What you need to do:
• Google’s terms state that you are only allowed one Google AdWords account (which includes AdWords search, AdWords display) at any one time. So you can’t sign up to our service if you already have a Google AdWords account that is currently active.
• You need to be aware of and agree that we need to pass certain information about you on to Google. This includes the information in the signup form, as well as your name, email, address and other contact information that we already hold about your business. By signing up, you agree that we can do this. We’ll also keep a copy of this information in accordance with our privacy and security policy.
• You need to comply with Google’s terms and conditions available online at https:// as if you were a “Customer”. This includes things like:
a. not advertising anything illegal.
b. granting Google the right to use your name and trademarks to advertise your business. c. complying with Google’s Editorial Guidelines, Trademark Guidelines and other policies (these are also available at This includes Google’s rules on advertising alcohol, gambling, fireworks and other restricted products and Services.
• You need to be aware Google also has rules about the content of any advertisement and has a general right to reject or remove any advertisement and update or change the Google AdWords programme at any time.

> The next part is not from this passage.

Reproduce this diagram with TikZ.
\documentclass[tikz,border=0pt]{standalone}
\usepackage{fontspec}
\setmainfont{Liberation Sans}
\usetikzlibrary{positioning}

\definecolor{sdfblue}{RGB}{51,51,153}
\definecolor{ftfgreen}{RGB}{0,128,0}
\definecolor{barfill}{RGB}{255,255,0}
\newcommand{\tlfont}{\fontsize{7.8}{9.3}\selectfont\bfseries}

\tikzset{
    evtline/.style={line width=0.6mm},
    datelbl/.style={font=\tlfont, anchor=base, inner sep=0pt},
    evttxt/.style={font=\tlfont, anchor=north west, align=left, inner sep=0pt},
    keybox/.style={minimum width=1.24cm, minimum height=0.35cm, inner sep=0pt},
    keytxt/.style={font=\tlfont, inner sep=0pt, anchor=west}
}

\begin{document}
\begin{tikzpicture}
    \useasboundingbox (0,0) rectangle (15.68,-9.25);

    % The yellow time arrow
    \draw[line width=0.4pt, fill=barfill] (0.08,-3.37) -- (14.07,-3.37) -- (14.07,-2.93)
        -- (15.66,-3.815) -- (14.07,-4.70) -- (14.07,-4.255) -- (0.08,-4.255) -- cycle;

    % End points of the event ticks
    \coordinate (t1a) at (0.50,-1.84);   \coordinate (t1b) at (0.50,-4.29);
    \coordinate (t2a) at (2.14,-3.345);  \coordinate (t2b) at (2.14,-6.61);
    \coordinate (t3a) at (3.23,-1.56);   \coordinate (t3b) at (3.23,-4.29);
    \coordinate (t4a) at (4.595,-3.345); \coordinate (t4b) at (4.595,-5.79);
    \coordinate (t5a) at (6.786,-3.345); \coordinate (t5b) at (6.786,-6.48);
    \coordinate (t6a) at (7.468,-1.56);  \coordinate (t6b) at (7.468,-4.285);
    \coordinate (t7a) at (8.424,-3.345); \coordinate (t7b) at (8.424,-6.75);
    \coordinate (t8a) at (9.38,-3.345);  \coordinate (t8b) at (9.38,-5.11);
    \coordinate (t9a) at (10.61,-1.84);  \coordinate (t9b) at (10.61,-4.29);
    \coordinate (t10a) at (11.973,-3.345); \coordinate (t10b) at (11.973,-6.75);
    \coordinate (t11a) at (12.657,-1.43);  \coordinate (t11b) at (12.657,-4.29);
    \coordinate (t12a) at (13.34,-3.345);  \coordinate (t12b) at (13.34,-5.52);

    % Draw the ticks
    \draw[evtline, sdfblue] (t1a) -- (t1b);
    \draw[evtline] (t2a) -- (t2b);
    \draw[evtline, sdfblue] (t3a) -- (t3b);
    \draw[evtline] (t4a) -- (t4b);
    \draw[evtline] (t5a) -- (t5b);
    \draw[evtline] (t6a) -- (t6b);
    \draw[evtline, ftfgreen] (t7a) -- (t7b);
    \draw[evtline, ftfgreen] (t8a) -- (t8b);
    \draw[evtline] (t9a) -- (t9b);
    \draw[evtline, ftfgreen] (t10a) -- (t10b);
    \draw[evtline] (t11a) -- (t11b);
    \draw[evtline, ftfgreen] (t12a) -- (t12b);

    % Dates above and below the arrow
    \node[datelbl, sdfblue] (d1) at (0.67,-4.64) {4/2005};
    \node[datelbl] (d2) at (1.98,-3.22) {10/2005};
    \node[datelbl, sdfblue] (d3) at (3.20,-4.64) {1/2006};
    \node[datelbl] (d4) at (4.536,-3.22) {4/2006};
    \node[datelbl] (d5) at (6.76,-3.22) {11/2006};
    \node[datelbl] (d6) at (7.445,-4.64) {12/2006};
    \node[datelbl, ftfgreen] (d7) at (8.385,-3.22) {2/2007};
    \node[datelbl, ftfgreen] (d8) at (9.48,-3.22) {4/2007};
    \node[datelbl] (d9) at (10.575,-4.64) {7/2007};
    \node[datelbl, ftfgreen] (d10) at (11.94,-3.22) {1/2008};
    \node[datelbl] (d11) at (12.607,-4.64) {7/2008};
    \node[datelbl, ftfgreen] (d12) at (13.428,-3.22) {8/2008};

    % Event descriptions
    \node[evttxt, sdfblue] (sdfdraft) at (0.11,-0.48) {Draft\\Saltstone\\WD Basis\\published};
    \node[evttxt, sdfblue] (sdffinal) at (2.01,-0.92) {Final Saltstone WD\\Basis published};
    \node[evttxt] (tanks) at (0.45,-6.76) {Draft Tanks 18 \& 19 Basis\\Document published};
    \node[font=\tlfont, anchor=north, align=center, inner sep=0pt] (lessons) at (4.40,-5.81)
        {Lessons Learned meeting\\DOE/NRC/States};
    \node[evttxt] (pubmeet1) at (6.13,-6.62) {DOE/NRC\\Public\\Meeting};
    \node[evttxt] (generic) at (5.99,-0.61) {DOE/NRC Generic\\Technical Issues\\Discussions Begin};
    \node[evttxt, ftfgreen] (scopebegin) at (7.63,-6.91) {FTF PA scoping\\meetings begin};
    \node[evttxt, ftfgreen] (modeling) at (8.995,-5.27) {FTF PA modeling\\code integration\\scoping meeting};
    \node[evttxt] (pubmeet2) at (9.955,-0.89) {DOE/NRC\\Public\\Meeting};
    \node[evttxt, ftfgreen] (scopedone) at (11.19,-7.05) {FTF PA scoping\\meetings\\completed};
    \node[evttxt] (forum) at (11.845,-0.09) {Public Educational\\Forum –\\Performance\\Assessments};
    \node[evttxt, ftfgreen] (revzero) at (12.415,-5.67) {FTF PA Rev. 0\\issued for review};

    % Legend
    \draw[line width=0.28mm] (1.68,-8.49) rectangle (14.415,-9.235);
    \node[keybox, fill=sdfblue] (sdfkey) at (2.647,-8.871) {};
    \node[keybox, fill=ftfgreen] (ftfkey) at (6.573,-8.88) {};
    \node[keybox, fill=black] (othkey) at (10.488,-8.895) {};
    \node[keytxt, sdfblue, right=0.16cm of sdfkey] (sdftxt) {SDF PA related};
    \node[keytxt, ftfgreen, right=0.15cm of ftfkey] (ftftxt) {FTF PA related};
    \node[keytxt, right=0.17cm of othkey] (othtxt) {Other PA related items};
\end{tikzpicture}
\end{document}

If Google tells us to do something, we will comply, and make the appropriate changes on behalf of you our client.

If your Google AdWords or Google Display campaign is being run on the Sky Media’s Master MCC Account then Sky Media own and have full control and rights over all data and information in the campaign however if you choose to cancel your service with Sky Media we will send you a final report with your campaigns performance, Key Words, Clicks, Impressions etc (On request).
Please note:
• While we make best efforts to manage the campaign in line with your budget, the exact spend with Google over any month will vary according to market conditions and the number of days in a month. In the event of over/underspend, we will endeavour to adjust the spend accordingly to compensate. This spending adjustment will only have a short-term impact on performance.
Facebook Advertising Note:
The terms below are in addition to those terms in Parts A and B above:
What we’ll provide:
• Sky Media will place advertisements for your business on the Facebook platform on your behalf.

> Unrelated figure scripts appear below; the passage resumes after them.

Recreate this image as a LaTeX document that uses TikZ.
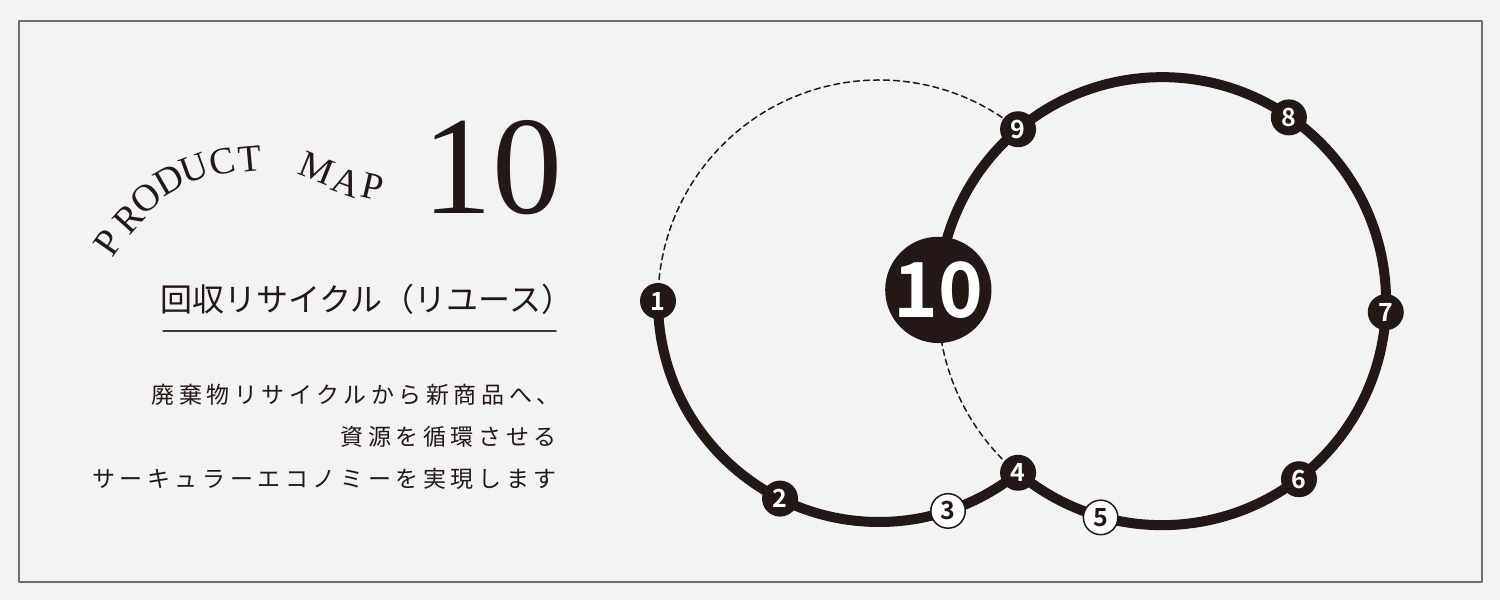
\documentclass[tikz,border=0pt]{standalone}
\usepackage{fontspec}
\setmainfont{Liberation Serif}
\newfontfamily\jpfont{Noto Sans CJK JP}
\newfontfamily\jpbody[LetterSpace=20]{Noto Sans CJK JP}
\IfFontExistsTF{Noto Sans CJK JP Bold}
  {\newfontfamily\numfont{Noto Sans CJK JP Bold}}
  {\newfontfamily\numfont{DejaVu Sans Bold}}
\usetikzlibrary{calc}
\definecolor{ink}{HTML}{231815}
\definecolor{paper}{HTML}{F3F3F3}
\definecolor{framegray}{HTML}{6E6E6E}
\tikzset{
  stopdot/.style={circle, fill=ink, text=white, minimum size=36pt, inner sep=0pt,
    font=\numfont\fontsize{25}{25}\selectfont},
  stopopen/.style={stopdot, fill=white, draw=ink, line width=1.5pt, text=ink, minimum size=34.5pt},
  hub/.style={stopdot, minimum size=98pt, font=\numfont\fontsize{76}{76}\selectfont},
  route/.style={ink, line width=10pt},
  dashroute/.style={ink, line width=1.5pt, dash pattern=on 6pt off 4pt},
  arcletter/.style={inner sep=0pt, text=ink, font=\fontsize{38}{38}\selectfont},
  bodyline/.style={anchor=base east, inner sep=0pt, text=ink, font=\jpbody\fontsize{23}{23}\selectfont},
}
\begin{document}
\begin{tikzpicture}[x=1pt, y=1pt, line cap=round, line join=round]
\def\rl{221} \def\rr{224} % radii
\fill[paper] (0,0) rectangle (1500,600);
\draw[framegray, line width=1.5pt] (19,18) rectangle (1482,579);
\useasboundingbox (0,0) rectangle (1500,600);
\coordinate (cl) at (879,299);
\coordinate (cr) at (1162,298);
% stops on the left ring
\coordinate (p1) at ($(cl)+(180:\rl)$);
\coordinate (p2) at ($(cl)+(243.4:\rl)$);
\coordinate (p3) at ($(cl)+(288.2:\rl)$);
\coordinate (p4) at ($(cl)+(-51:\rl)$);
\coordinate (p9) at ($(cl)+(51:\rl)$);
% stops on the right ring
\coordinate (p5) at ($(cr)+(254.1:\rr)$);
\coordinate (p6) at ($(cr)+(307.7:\rr)$);
\coordinate (p7) at ($(cr)+(357.4:\rr)$);
\coordinate (p8) at ($(cr)+(55.5:\rr)$);
\coordinate (p10) at ($(cr)+(176.9:\rr)$);
\draw[route] (p1) arc[start angle=180, end angle=309, radius=\rl pt];
\draw[route] (p4) arc[start angle=230, end angle=536.9, radius=\rr pt];
\draw[dashroute] (p9) arc[start angle=51, end angle=180, radius=\rl pt];
\draw[dashroute] (p10) arc[start angle=176.9, end angle=230, radius=\rr pt];
\foreach \i in {1,2,4,6,7,8,9}
  \node[stopdot] (n\i) at (p\i) {\i};
\node[stopopen] (n3) at (p3) {3};
\node[stopopen] (n5) at (p5) {5};
\node[hub] (n10) at (p10) {10};
% title block
\foreach \ch/\x/\y/\r [count=\i] in {P/108/357/55, R/129/381/48, O/146/402/40,
    D/169/420/30, U/194/432/20, C/222/438/12, T/250/441/5,
    M/317/432/-22, A/347/418/-20, P/373/413/-13}
  \node[arcletter, rotate=\r] (pm\i) at (\x,\y) {\ch};
\node[inner sep=0pt, text=ink, font=\fontsize{140}{140}\selectfont] (bignum) at (492,432) {10};
\node[anchor=base west, inner sep=0pt, text=ink, font=\jpfont\fontsize{32}{32}\selectfont]
  (title) at (160,288) {回収リサイクル（リユース）};
\draw[ink!85, line width=1.5pt] (163,269) -- (556,269);
\node[bodyline] (line1) at (560,196.5) {廃棄物リサイクルから新商品へ、};
\node[bodyline] (line2) at (557,154.5) {資源を循環させる};
\node[bodyline] (line3) at (557,112.5) {サーキュラーエコノミーを実現します};
\end{tikzpicture}
\end{document}
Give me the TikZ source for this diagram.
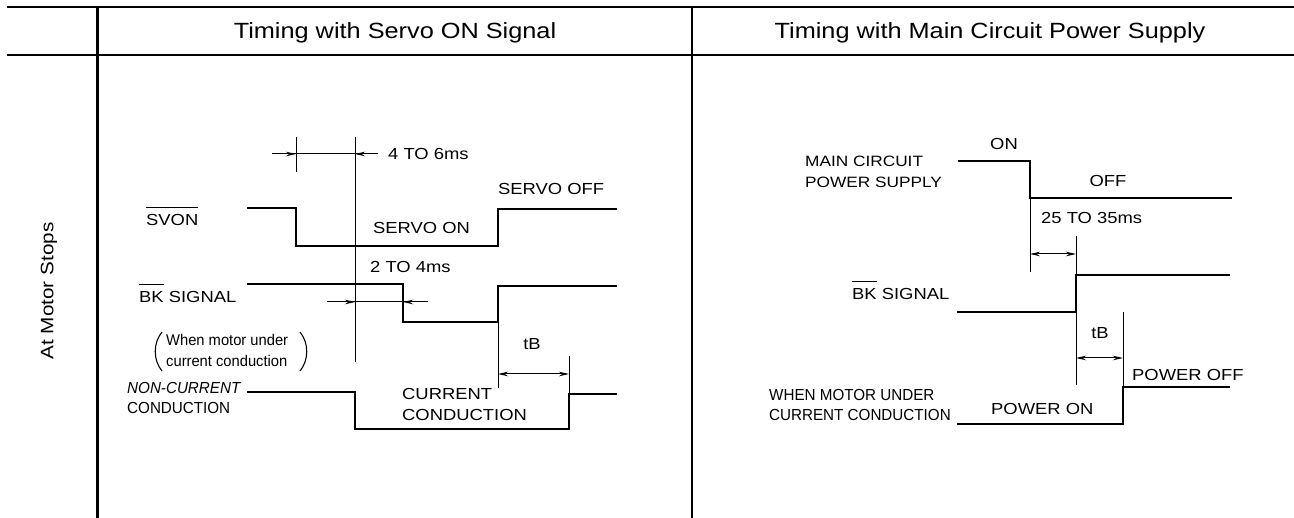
\documentclass[tikz,border=0pt]{standalone}
\usepackage{fontspec}
\setmainfont{Liberation Sans}[FakeStretch=1.15]
\newfontfamily\condfont{Liberation Sans}[FakeStretch=0.95]
\usetikzlibrary{arrows.meta}
\newcommand\myovl[1]{\vbox{\hrule height 1pt\kern 6.5pt\hbox{#1}}}
\begin{document}
\begin{tikzpicture}[x=1pt,y=-1pt,
  lbl/.style={inner sep=0pt, font=\fontsize{16}{19}\selectfont, text height=11.5pt, text depth=0pt},
  clbl/.style={inner sep=0pt, font=\condfont\fontsize{16}{19}\selectfont, text height=11.5pt, text depth=0pt},
  hdr/.style={inner sep=0pt, font=\fontsize{22}{26}\selectfont, text height=15.8pt, text depth=0pt},
  sig/.style={line width=2.9pt},
  gridline/.style={line width=2.9pt},
  thinline/.style={line width=1pt},
  parenline/.style={line width=1.1pt},
  dimarrow/.style={line width=1pt, -{Stealth[length=10pt,width=4.5pt]}},
  dimboth/.style={line width=1pt, {Stealth[length=10pt,width=4.5pt]}-{Stealth[length=10pt,width=4.5pt]}},
]
\useasboundingbox[fill=white] (0,0) rectangle (1294,518);

% table
\draw[gridline] (7,7) -- (1294,7);
\draw[gridline] (7,55) -- (1294,55);
\draw[gridline] (97.5,7) -- (97.5,518);
\draw[line width=2.2pt] (692,7) -- (692,518);

\node[hdr] (h1) at (395,31) {Timing with Servo ON Signal};
\node[hdr] (h2) at (990,31) {Timing with Main Circuit Power Supply};
\node[inner sep=0pt, font=\fontsize{18}{21}\selectfont, text height=12.9pt, text depth=0pt, rotate=90] (rowlbl) at (47,291) {At Motor Stops};

% ---------- left panel ----------
% signals
\draw[sig] (247,208) -- (296,208) -- (296,246) -- (498,246) -- (498,209) -- (617,209);
\draw[sig] (247,284) -- (403,284) -- (403,322) -- (498,322) -- (498,286) -- (617,286);
\draw[sig] (247,392) -- (355,392) -- (355,429) -- (569,429) -- (569,394) -- (617,394);

% thin reference lines
\draw[thinline] (355,137) -- (355,362);
\draw[thinline] (296,137) -- (296,172);
\draw[thinline] (498,322) -- (498,388);
\draw[thinline] (569,394) -- (569,356);

% dimensions
\draw[thinline] (272,154) -- (378,154);
\draw[dimarrow] (272,154) -- (296,154);
\draw[dimarrow] (378,154) -- (355,154);
\draw[thinline] (327,302) -- (428,302);
\draw[dimarrow] (327,302) -- (355,302);
\draw[dimarrow] (428,302) -- (403,302);
\draw[dimboth] (498,374) -- (569,374);

% labels
\node[lbl, anchor=west] (t46) at (388,154) {4 TO 6ms};
\node[lbl, anchor=west] (soff) at (498,189) {SERVO OFF};
\node[lbl, anchor=west] (son) at (373,228) {SERVO ON};
\node[lbl, anchor=west] (t24) at (370,267) {2 TO 4ms};
\node[lbl, anchor=west] (svon) at (146,220) {\myovl{SVON}};
\node[lbl, anchor=west] (bkl) at (139,297) {\myovl{BK} SIGNAL};
\draw[parenline] (162,332) .. controls (153,343) and (153,360) .. (162,371);
\draw[parenline] (300,332) .. controls (309,343) and (309,360) .. (300,371);
\node[inner sep=0pt, anchor=west, font=\condfont\fontsize{15.5}{21}\selectfont, align=left] (wmu) at (166,350)
  {When motor under\\current conduction};
\node[clbl, anchor=west, font=\condfont\itshape\fontsize{16}{19}\selectfont] (ncc1) at (127,388) {NON-CURRENT};
\node[clbl, anchor=west] (ncc2) at (127,408) {CONDUCTION};
\node[lbl, anchor=west] (cc1) at (402,394) {CURRENT};
\node[lbl, anchor=west] (cc2) at (402,415) {CONDUCTION};
\node[lbl] (tbl) at (532,344) {tB};

% ---------- right panel ----------
\draw[sig] (958,161) -- (1030,161) -- (1030,198) -- (1232,198);
\draw[sig] (957,312) -- (1076,312) -- (1076,275) -- (1230,275);
\draw[sig] (957,424) -- (1123,424) -- (1123,387) -- (1230,387);

\draw[thinline] (1030,198) -- (1030,272);
\draw[thinline] (1076,236) -- (1076,275);
\draw[thinline] (1076,312) -- (1076,385);
\draw[thinline] (1123,312) -- (1123,387);

\draw[dimboth] (1030,254) -- (1076,254);
\draw[dimboth] (1076,358) -- (1123,358);

\node[lbl] (on) at (1004,144) {ON};
\node[lbl, anchor=west, font=\fontsize{15}{18}\selectfont] (mc1) at (805,161) {MAIN CIRCUIT};
\node[lbl, anchor=west, font=\fontsize{15}{18}\selectfont] (mc2) at (805,182) {POWER SUPPLY};
\node[lbl] (off) at (1108,181) {OFF};
\node[lbl, anchor=west] (t2535) at (1041,218) {25 TO 35ms};
\node[lbl, anchor=west] (bkr) at (852,294) {\myovl{BK} SIGNAL};
\node[lbl] (tbr) at (1100,333) {tB};
\node[lbl, anchor=west] (poff) at (1132,375) {POWER OFF};
\node[lbl, anchor=west] (pon) at (991,409) {POWER ON};
\node[clbl, anchor=west] (wm1) at (769,395) {WHEN MOTOR UNDER};
\node[clbl, anchor=west] (wm2) at (769,415) {CURRENT CONDUCTION};
\end{tikzpicture}
\end{document}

• Once your Sky Media Facebook Advertising campaign is up and running, we’ll then modify and optimise it to try to deliver the best traffic and interaction for your spend. While we will do our best to optimise your results, we cannot provide any guarantees or warranties regarding the results of your Sky Media Facebook Advertising campaign.
• Campaign performance updates on request.
What you need to do:
• Sign off content and images (where needed) in a prompt manner as requested by Sky Media.
• Please be aware each social media site is governed by its own terms and conditions, which change from time to time. When we create an account for you on Facebook we are acting as your agent and accept those terms and conditions on your behalf. Here are links to the terms and conditions of Facebook for your information:
• You agree to Sky Media using your password(s) for Facebook as your agent to the extent required to carry out the Sky Media Social services and agree to make us admin of and give us access to your page.
Important information you need to know:

• When you cancel your Sky Media Facebook Advertising we will then remove your advertisements from the Facebook Advertising programme as soon as reasonably possible after we get your termination notice and have verified that it is genuine.
• Sky Media may not be able to provide your Facebook Advertising campaign for the full fixed term. For example, Facebook might terminate the programme partially through a term. If this happens, we’ll refund you the proportional amount of the management fee for your Facebook Advertising that you have already paid.
• You don’t “own” your Facebook Advertising, advertisements or keywords. If you no longer want a Facebook advertising campaign from Sky Media, we can transfer your Facebook advertisements, targeting lists or keywords to you. There is a packaging fee for this ($100- $250 + GST) depending on the time it takes.
• Your products include the advertising spend paid to Facebook, and a management fee that we keep for setting up and managing your Facebook advertising campaign.
• The management fee is paid to Sky Media and the Facebook portion is paid via your credit card directly to Facebook.
• It is your responsibility to ensure the credit card linked to your Facebook campaign is maintained and to update us if the credit card is cancelled. The Sky Media Management fee for the campaign will still apply if the credit card is not maintained.
• Facebook will deduct your monthly spend off your credit card at the end of each month according to its terms and conditions.
Charges (Legacy product)
• Your fixed budget covers the fees we pay to Facebook and a management fee that we keep for setting up and managing your Sky Media Facebook Advertising campaign. In accordance with this agreement typically 60% of your fixed budget will be spent on advertising with Facebook unless we agree with you otherwise.
Please note:
• While we make best efforts to manage the campaign in line with your budget, the exact spend with Facebook over any month will vary depending on the market conditions and the number of days in a month. In the event of over/underspend, we will endeavour to adjust the spend accordingly to compensate. This spending adjustment will only have a short-term impact on performance.